Driving Etty Ket

Dear Queenie,

  My boyfriend is a real gentleman. He even opens doors for me, which I usually like, especially if I am carrying things. But he even opens the car door for me when I am the one who is driving.

  Queenie, is this proper etiquette?—Driving Etty Ket

Dear Etty Ket,

  Yes. But if it makes you uncomfortable when you are the driver, ask him not to do it then.

Worried boyfriend

Dear Queenie,

  My girlfriend used to be an alcoholic until she joined Alcoholics Anonymous and stopped drinking, but now she seems to be addicted to cough medicine, she takes it all the time.

  Queenie, should I talk to her doctor about this?—Worried boyfriend

Dear Boyfriend,

  First you should talk to your girlfriend.
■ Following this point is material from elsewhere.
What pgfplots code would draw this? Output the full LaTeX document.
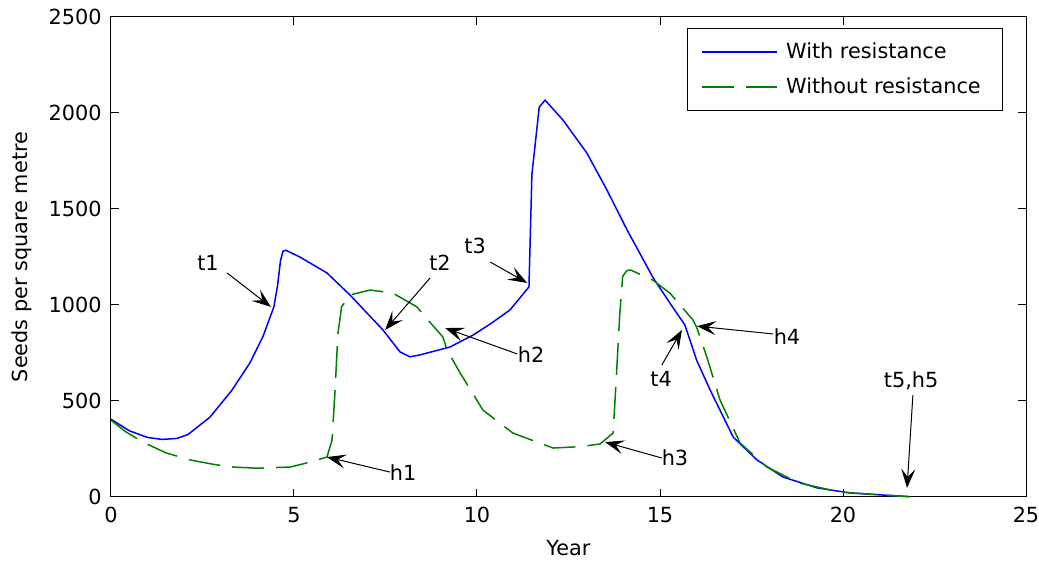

There is alcohol in cough medicines, so she is still an alcoholic and should still be going to AA.

  And if her doctor prescribed the cough medicine(s) make sure he/she knows about his/her patient’s alcoholism – it is an ailment that never goes away, it just becomes dormant if the person stops drinking alcohol.

Fed-up friend

Dear Queenie,

  Someone I know talks about themself all the time and never lets anyone else get in a word. If I try to say something they just keep talking, or they end the conversation and walk away.

  Queenie, how can I handle this without hurting their feelings?—Fed-up friend

Dear Friend,

  No matter what you do besides listen to them, their feelings probably will be hurt.

  This person may not even realise that they do not give anyone else a chance to talk. Ask them if they have trouble hearing you and tell them gently that you would like to have a chance to tell them something – and hope they are willing to listen to what you are saying.

Stunck-up

Dear Queenie,

  My mother-in-law uses so much perfume that we have to open the windows to air out the house when she visits. We have tried to talk to her about this and ask her not to use so much when she comes to visit us but nothing changes.

  Queenie, what more can we do?—Stunck-up

Dear Stunck-up,

  Your mother-in-law may not have much sense of smell, especially if she is getting on in years, and may not realise how strong the scent of her perfume is. Keep asking her not to use so much, or not to use any perfume at all, when she visits you.

  And you may find that wearing a mask to protect you from COVID-19 will also at least help to protect you from your mother-in-law’s perfume.

Sympathetic friend

Dear Queenie,

  A friend of mine lost her father when he was killed in a traffic accident.

  Queenie, how can I help her get through this terrible time?—Sympathetic friend

Dear Friend,

  Let her know you are sorry about her loss and will listen if and when she wants to talk to you about it. She probably will behave differently for a while – sad or angry, wanting to be alone, or surrounded with friends.

  Do not try to help her “get over it”. One does not “get over” a loss like that, but in time she will learn to deal with her loss and get on with her life.